A Baptist ethicist labeled billboards by American Atheists claiming religion has no place in presidential politics an unfair attack on people of faith.
A billboard campaign timed with the national presidential nominating convention mocks the religion of both presidential candidates and counters with a message, “Atheism, simply reasonable.”
Billboards placed around Charlotte, N.C., host city for the Sept. 3–6 Democratic National Convention, term Christianity “sheer silliness” that has “no place in politics.” The message displays an image of Jesus on burnt toast labeled “Sadistic God: Useless Savior … Promotes Hate, Calls it ‘Love.’”
The group founded by Madalyn Murray O’Hair, a noted atheist activist in the 1960s, wanted to place billboards for the Republican National Convention in Tampa, Fla., but says no business would rent them the space. That ad showed a white man mocking a Mormon ritual by wearing white underwear saying, “God Is A Space Alien. Baptizes Dead People.

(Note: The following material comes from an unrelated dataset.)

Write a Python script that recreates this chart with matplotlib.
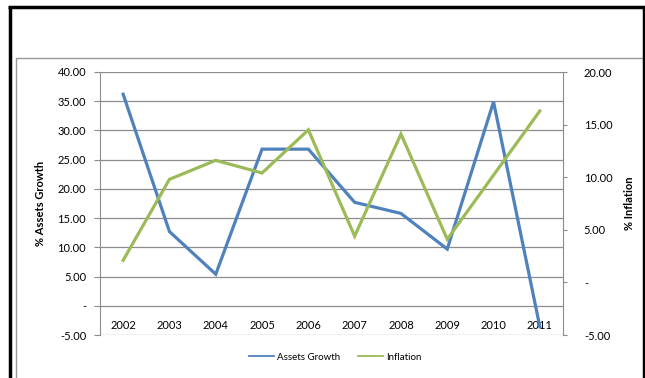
import matplotlib.pyplot as plt
from matplotlib.lines import Line2D
from matplotlib.patches import Rectangle
from matplotlib.ticker import FixedLocator, FuncFormatter

plt.rcParams["font.family"] = ["Lato", "DejaVu Sans"]

# ---------- data ----------
years = ["2002", "2003", "2004", "2005", "2006", "2007", "2008", "2009", "2010", "2011"]
assets_growth = [36.2, 12.7, 5.4, 26.8, 26.8, 17.7, 15.8, 9.7, 34.9, -3.6]
inflation = [2.1, 9.8, 11.6, 10.4, 14.5, 4.4, 14.1, 4.1, 10.2, 16.3]

left_ticks = [-5, 0, 5, 10, 15, 20, 25, 30, 35, 40]
right_ticks = [-5, 0, 5, 10, 15, 20]

blue = "#4F81BD"
green = "#9BBB59"
grid_grey = "#8C8C8C"


def excel_fmt(v, pos=None):
    # accounting style: zero shown as a dash
    if abs(v) < 1e-9:
        return "-"
    return f"{v:.2f}"


W, H = 645, 378
fig = plt.figure(figsize=(W / 100, H / 100), dpi=100)

ax = fig.add_axes([100 / W, 1 - 335 / H, 463 / W, 263 / H])
ax2 = ax.twinx()

x = list(range(len(years)))
ax.plot(x, assets_growth, color=blue, lw=2.3, solid_joinstyle="miter", zorder=3)
ax2.plot(x, inflation, color=green, lw=2.3, solid_joinstyle="miter", zorder=3)

ax.set_xlim(-0.5, len(years) - 0.5)
ax.set_ylim(-5, 40)
ax2.set_ylim(-5, 20)

ax.yaxis.set_major_locator(FixedLocator(left_ticks))
ax.yaxis.set_major_formatter(FuncFormatter(excel_fmt))
ax2.yaxis.set_major_locator(FixedLocator(right_ticks))
ax2.yaxis.set_major_formatter(FuncFormatter(excel_fmt))

ax.grid(axis="y", color=grid_grey, lw=0.9)
ax.set_axisbelow(True)

ax.set_xticks(x)
ax.set_xticklabels(years)
ax.tick_params(axis="x", length=0, pad=-11, labelsize=8, colors="black")
ax.tick_params(axis="y", length=4, width=0.8, color=grid_grey, labelsize=8, pad=6)
ax2.tick_params(axis="y", length=3, width=0.8, color=grid_grey, labelsize=8, pad=12)

for a in (ax, ax2):
    a.spines["top"].set_visible(False)
    a.spines["bottom"].set_visible(False)
    a.spines["left"].set_color(grid_grey)
    a.spines["right"].set_color(grid_grey)
ax.spines["right"].set_visible(False)
ax2.spines["left"].set_visible(False)

ax.set_ylabel("% Assets Growth", fontsize=8, fontweight="bold", labelpad=8)
ax2.set_ylabel("% Inflation", fontsize=8, fontweight="bold", rotation=90, labelpad=8)

# legend below the plot
handles = [Line2D([], [], color=blue, lw=1.3), Line2D([], [], color=green, lw=1.3)]
fig.legend(handles, ["Assets Growth", "Inflation"], loc="center",
           bbox_to_anchor=(335 / W, 1 - 357 / H), ncol=2, frameon=False,
           fontsize=7, handlelength=2.6, handletextpad=0.3, columnspacing=1.8)

# chart area border and outer frame
fig.add_artist(Rectangle((16 / W, -0.1), 1.0, (1 - 58 / H) + 0.1,
                         transform=fig.transFigure, fill=False,
                         edgecolor="#999999", lw=1.0))
fig.add_artist(Line2D([9.5 / W, 9.5 / W], [0, 1 - 7 / H], transform=fig.transFigure,
                      color="black", lw=2.5, solid_capstyle="butt"))
fig.add_artist(Line2D([8 / W, 1], [1 - 7 / H, 1 - 7 / H], transform=fig.transFigure,
                      color="black", lw=2.5, solid_capstyle="butt"))
fig.add_artist(Line2D([643.5 / W, 643.5 / W], [0, 1 - 7 / H], transform=fig.transFigure,
                      color="black", lw=2.5, solid_capstyle="butt"))

fig.savefig("out.png", dpi=100)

Big Money, Big Bigotry.”
Robert Parham, executive director of the Baptist Center for Ethics in Nashville, says the billboard campaign crosses a line. “Unable to make a compelling case for atheism, atheists launch hateful billboards mocking faith,” Parham tweeted.
“Imagine the outrage in the media had a group said bigoted and hateful things about gays, or women, or Hispanics or African-Americans,” Parham added in an EthicsDaily.com commentary Aug. 21. “The sponsoring group would have been labeled as a hate group.”
“Religion, on the other hand, is an easy and seemingly acceptable punching bag,” he continued. “Atheists punch away. Some liberals want a secularized public square. Others dismiss traditional morality, finding churches useful only when elections roll around. Secularists find houses of faith irrelevant.”
Parham urged readers to “consider what houses of faith and faith-based organizations do in the public square” and then ask “Who would fill the vacuum if the faith community abandoned social services and muted its moral witness?”